REPUBLIKA.CO.ID, JAKKARTA -- Seusai gempa berkekuatan 6,3 skala Richter (SR) dan 6,6 SR mengguncang Filipina beberapa hari lalu, gempa berkekuatan 6,5 SR kembali meluluhkan Filipina. Gempa susulan datang dua hari setelah gempa terakhir mengguncang Cotabato, Kamis (31/10) lalu.
Gempa pertama yang terjadi pada 16 Oktober lalu, menewaskan setidaknya 22 jiwa. Puluhan ribu warga diharuskan mengungsi dan banyak keluarga yang kehilangan tempat tinggal. Telah banyak lembaga kemanusiaan yang terjun untuk membantu korban gempa Filipina, salah satunya Dompet Dhuafa.
Dalam misi kemanusiaan kali ini, Dompet Dhuafa membangun Rumah Sementara (Rumtara), agar para korban bisa kembali tinggal di tempat yang layak. Dompet Dhuafa, menjadi tim kemanusiaan pertama dari Indonesia yang menjejakan kaki di Mindanao, dan menjadi Non Government Organization (NGO) luar negeri pertama yang ikut menyalurkan bantuan.
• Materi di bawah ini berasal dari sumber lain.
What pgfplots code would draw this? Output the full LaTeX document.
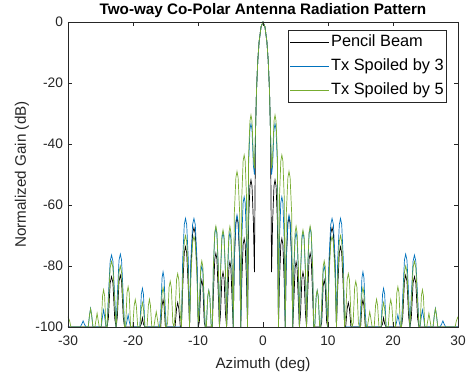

“Dompet Dhuafa menjadi satu-satunya NGO Indonesia dan UN yang datang pertama membantu. Ini bentuk komitmen kami dalam menyalurkan amanah para donatur,” ucap Herdiansah, selaku Direktur Dompet Dhuafa Kontruksi dalam keterangan yang diterima Republika, Sabtu (9/11).
Menurut dia, biasanya proses pembangunan Rumtara membutuhkan waktu sekitar 48 jam, Namun karena berbagai kendala, maka proses pembangunan dapat memakan waktu lebih lama, sekitar 72 jam.
“Sejauh ini kesulitan kami membangun Rumtara yakni keterbatasan bahan baku serta minimnya jumlah pekerja maupun relawan,” kata dia.
Sampai hari ini, banyak bantuan yang belum tersebar secara merata, mengingat jarak pengungsian yang cukup jauh. Untuk mengatasinya, selama ini Dompet Dhuafa mengandalkan NGO lokal Filipina, kata dia.
Selain membangun Rumtara, tim Dompet Dhuafa juga membagikan bantuan logistik, hygiene kit, mengevakuasi kerusakan rumah dan menjalankan program active learning corner untuk pengungsi. Hingga saat ini, tim respon masih bertahan dan mendirikan posko di Makilala, Mindanao Utara, kata Herdiansah.